EXERCISE DETAILS - Output the full material exactly as it appears here.

RECORDED DATA -
## start

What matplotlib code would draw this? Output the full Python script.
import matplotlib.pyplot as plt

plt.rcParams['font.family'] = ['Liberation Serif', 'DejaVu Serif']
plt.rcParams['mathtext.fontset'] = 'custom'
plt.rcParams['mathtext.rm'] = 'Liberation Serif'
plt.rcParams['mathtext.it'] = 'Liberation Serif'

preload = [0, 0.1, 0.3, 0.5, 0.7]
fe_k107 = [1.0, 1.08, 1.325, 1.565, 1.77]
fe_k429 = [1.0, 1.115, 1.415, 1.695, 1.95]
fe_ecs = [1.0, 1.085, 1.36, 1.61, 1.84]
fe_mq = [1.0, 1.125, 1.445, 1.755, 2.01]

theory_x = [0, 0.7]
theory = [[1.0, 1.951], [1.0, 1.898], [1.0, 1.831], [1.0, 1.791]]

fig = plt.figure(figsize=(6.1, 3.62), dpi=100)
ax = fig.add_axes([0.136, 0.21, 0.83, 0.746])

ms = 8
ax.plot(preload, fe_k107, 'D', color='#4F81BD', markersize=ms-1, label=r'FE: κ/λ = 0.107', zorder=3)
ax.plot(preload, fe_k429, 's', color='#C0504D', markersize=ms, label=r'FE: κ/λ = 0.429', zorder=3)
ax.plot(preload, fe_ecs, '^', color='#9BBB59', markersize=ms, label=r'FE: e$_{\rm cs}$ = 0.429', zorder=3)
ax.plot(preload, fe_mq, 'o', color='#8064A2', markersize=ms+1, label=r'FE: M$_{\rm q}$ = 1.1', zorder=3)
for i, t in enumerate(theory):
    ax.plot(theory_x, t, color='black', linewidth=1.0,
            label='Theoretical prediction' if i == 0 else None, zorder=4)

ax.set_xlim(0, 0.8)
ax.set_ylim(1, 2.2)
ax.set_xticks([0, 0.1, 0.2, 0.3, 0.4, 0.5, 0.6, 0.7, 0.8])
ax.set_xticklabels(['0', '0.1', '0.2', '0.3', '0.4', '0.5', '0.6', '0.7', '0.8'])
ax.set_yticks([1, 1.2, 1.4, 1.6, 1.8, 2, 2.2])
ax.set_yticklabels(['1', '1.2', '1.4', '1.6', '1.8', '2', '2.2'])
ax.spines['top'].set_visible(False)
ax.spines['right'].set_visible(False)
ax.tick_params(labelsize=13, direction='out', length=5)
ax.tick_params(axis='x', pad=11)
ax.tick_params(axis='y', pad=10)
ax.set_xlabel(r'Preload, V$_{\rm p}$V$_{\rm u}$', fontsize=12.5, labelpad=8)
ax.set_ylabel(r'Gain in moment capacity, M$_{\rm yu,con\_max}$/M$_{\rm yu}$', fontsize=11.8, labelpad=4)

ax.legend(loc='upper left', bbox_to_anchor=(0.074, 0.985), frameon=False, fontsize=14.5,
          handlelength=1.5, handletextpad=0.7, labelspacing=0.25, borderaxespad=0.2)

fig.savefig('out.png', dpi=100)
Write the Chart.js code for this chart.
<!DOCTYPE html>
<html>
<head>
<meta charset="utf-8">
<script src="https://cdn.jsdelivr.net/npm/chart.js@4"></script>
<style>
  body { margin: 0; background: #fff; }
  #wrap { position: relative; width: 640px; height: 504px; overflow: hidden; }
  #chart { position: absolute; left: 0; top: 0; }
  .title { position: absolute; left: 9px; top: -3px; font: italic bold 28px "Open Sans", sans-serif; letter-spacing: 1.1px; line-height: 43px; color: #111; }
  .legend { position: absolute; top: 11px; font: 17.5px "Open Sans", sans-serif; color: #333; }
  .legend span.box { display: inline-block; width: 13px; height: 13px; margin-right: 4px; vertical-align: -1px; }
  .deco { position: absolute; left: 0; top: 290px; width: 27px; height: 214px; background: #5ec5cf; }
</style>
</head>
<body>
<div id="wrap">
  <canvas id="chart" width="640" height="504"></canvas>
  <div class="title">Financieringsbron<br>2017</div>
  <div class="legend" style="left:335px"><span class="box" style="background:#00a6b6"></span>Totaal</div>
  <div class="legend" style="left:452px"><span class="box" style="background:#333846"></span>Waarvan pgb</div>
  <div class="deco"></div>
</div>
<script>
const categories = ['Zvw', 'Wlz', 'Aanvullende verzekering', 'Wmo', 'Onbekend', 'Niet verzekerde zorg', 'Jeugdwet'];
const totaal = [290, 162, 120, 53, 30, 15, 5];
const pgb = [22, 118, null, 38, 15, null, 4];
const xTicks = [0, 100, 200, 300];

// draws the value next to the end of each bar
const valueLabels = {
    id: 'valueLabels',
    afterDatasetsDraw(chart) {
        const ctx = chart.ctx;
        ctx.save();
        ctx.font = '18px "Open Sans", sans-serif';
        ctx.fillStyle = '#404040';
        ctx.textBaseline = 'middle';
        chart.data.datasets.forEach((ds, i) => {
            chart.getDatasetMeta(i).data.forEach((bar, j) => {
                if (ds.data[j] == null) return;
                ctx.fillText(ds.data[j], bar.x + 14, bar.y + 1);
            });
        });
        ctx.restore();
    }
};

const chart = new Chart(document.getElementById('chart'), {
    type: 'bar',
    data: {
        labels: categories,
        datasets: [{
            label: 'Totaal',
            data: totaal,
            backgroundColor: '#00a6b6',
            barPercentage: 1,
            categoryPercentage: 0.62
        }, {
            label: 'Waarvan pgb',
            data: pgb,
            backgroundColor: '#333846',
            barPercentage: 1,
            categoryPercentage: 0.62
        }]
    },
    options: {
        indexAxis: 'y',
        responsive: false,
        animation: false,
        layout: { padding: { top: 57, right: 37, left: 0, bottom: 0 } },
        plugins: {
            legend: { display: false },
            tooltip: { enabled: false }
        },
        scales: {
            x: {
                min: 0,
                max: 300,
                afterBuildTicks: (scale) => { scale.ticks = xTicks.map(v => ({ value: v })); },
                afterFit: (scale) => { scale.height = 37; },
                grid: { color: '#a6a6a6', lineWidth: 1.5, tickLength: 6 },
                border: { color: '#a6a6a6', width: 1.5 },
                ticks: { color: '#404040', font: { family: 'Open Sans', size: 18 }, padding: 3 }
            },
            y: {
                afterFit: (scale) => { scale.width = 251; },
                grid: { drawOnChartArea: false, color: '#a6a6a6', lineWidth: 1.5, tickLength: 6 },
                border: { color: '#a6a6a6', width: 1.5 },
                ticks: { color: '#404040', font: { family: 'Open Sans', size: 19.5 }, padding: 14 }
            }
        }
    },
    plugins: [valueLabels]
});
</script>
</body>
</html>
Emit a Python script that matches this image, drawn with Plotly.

## end

ANSWER TO THIS PROBLEM -
What matplotlib code would draw this? Output the full Python script.
import matplotlib.pyplot as plt

plt.rcParams['font.family'] = ['Liberation Serif', 'DejaVu Serif']
plt.rcParams['mathtext.fontset'] = 'custom'
plt.rcParams['mathtext.rm'] = 'Liberation Serif'
plt.rcParams['mathtext.it'] = 'Liberation Serif'

preload = [0, 0.1, 0.3, 0.5, 0.7]
fe_k107 = [1.0, 1.08, 1.325, 1.565, 1.77]
fe_k429 = [1.0, 1.115, 1.415, 1.695, 1.95]
fe_ecs = [1.0, 1.085, 1.36, 1.61, 1.84]
fe_mq = [1.0, 1.125, 1.445, 1.755, 2.01]

theory_x = [0, 0.7]
theory = [[1.0, 1.951], [1.0, 1.898], [1.0, 1.831], [1.0, 1.791]]

fig = plt.figure(figsize=(6.1, 3.62), dpi=100)
ax = fig.add_axes([0.136, 0.21, 0.83, 0.746])

ms = 8
ax.plot(preload, fe_k107, 'D', color='#4F81BD', markersize=ms-1, label=r'FE: κ/λ = 0.107', zorder=3)
ax.plot(preload, fe_k429, 's', color='#C0504D', markersize=ms, label=r'FE: κ/λ = 0.429', zorder=3)
ax.plot(preload, fe_ecs, '^', color='#9BBB59', markersize=ms, label=r'FE: e$_{\rm cs}$ = 0.429', zorder=3)
ax.plot(preload, fe_mq, 'o', color='#8064A2', markersize=ms+1, label=r'FE: M$_{\rm q}$ = 1.1', zorder=3)
for i, t in enumerate(theory):
    ax.plot(theory_x, t, color='black', linewidth=1.0,
            label='Theoretical prediction' if i == 0 else None, zorder=4)

ax.set_xlim(0, 0.8)
ax.set_ylim(1, 2.2)
ax.set_xticks([0, 0.1, 0.2, 0.3, 0.4, 0.5, 0.6, 0.7, 0.8])
ax.set_xticklabels(['0', '0.1', '0.2', '0.3', '0.4', '0.5', '0.6', '0.7', '0.8'])
ax.set_yticks([1, 1.2, 1.4, 1.6, 1.8, 2, 2.2])
ax.set_yticklabels(['1', '1.2', '1.4', '1.6', '1.8', '2', '2.2'])
ax.spines['top'].set_visible(False)
ax.spines['right'].set_visible(False)
ax.tick_params(labelsize=13, direction='out', length=5)
ax.tick_params(axis='x', pad=11)
ax.tick_params(axis='y', pad=10)
ax.set_xlabel(r'Preload, V$_{\rm p}$V$_{\rm u}$', fontsize=12.5, labelpad=8)
ax.set_ylabel(r'Gain in moment capacity, M$_{\rm yu,con\_max}$/M$_{\rm yu}$', fontsize=11.8, labelpad=4)

ax.legend(loc='upper left', bbox_to_anchor=(0.074, 0.985), frameon=False, fontsize=14.5,
          handlelength=1.5, handletextpad=0.7, labelspacing=0.25, borderaxespad=0.2)

fig.savefig('out.png', dpi=100)
Write the Chart.js code for this chart.
<!DOCTYPE html>
<html>
<head>
<meta charset="utf-8">
<script src="https://cdn.jsdelivr.net/npm/chart.js@4"></script>
<style>
  body { margin: 0; background: #fff; }
  #wrap { position: relative; width: 640px; height: 504px; overflow: hidden; }
  #chart { position: absolute; left: 0; top: 0; }
  .title { position: absolute; left: 9px; top: -3px; font: italic bold 28px "Open Sans", sans-serif; letter-spacing: 1.1px; line-height: 43px; color: #111; }
  .legend { position: absolute; top: 11px; font: 17.5px "Open Sans", sans-serif; color: #333; }
  .legend span.box { display: inline-block; width: 13px; height: 13px; margin-right: 4px; vertical-align: -1px; }
  .deco { position: absolute; left: 0; top: 290px; width: 27px; height: 214px; background: #5ec5cf; }
</style>
</head>
<body>
<div id="wrap">
  <canvas id="chart" width="640" height="504"></canvas>
  <div class="title">Financieringsbron<br>2017</div>
  <div class="legend" style="left:335px"><span class="box" style="background:#00a6b6"></span>Totaal</div>
  <div class="legend" style="left:452px"><span class="box" style="background:#333846"></span>Waarvan pgb</div>
  <div class="deco"></div>
</div>
<script>
const categories = ['Zvw', 'Wlz', 'Aanvullende verzekering', 'Wmo', 'Onbekend', 'Niet verzekerde zorg', 'Jeugdwet'];
const totaal = [290, 162, 120, 53, 30, 15, 5];
const pgb = [22, 118, null, 38, 15, null, 4];
const xTicks = [0, 100, 200, 300];

// draws the value next to the end of each bar
const valueLabels = {
    id: 'valueLabels',
    afterDatasetsDraw(chart) {
        const ctx = chart.ctx;
        ctx.save();
        ctx.font = '18px "Open Sans", sans-serif';
        ctx.fillStyle = '#404040';
        ctx.textBaseline = 'middle';
        chart.data.datasets.forEach((ds, i) => {
            chart.getDatasetMeta(i).data.forEach((bar, j) => {
                if (ds.data[j] == null) return;
                ctx.fillText(ds.data[j], bar.x + 14, bar.y + 1);
            });
        });
        ctx.restore();
    }
};

const chart = new Chart(document.getElementById('chart'), {
    type: 'bar',
    data: {
        labels: categories,
        datasets: [{
            label: 'Totaal',
            data: totaal,
            backgroundColor: '#00a6b6',
            barPercentage: 1,
            categoryPercentage: 0.62
        }, {
            label: 'Waarvan pgb',
            data: pgb,
            backgroundColor: '#333846',
            barPercentage: 1,
            categoryPercentage: 0.62
        }]
    },
    options: {
        indexAxis: 'y',
        responsive: false,
        animation: false,
        layout: { padding: { top: 57, right: 37, left: 0, bottom: 0 } },
        plugins: {
            legend: { display: false },
            tooltip: { enabled: false }
        },
        scales: {
            x: {
                min: 0,
                max: 300,
                afterBuildTicks: (scale) => { scale.ticks = xTicks.map(v => ({ value: v })); },
                afterFit: (scale) => { scale.height = 37; },
                grid: { color: '#a6a6a6', lineWidth: 1.5, tickLength: 6 },
                border: { color: '#a6a6a6', width: 1.5 },
                ticks: { color: '#404040', font: { family: 'Open Sans', size: 18 }, padding: 3 }
            },
            y: {
                afterFit: (scale) => { scale.width = 251; },
                grid: { drawOnChartArea: false, color: '#a6a6a6', lineWidth: 1.5, tickLength: 6 },
                border: { color: '#a6a6a6', width: 1.5 },
                ticks: { color: '#404040', font: { family: 'Open Sans', size: 19.5 }, padding: 14 }
            }
        }
    },
    plugins: [valueLabels]
});
</script>
</body>
</html>
Emit a Python script that matches this image, drawn with Plotly.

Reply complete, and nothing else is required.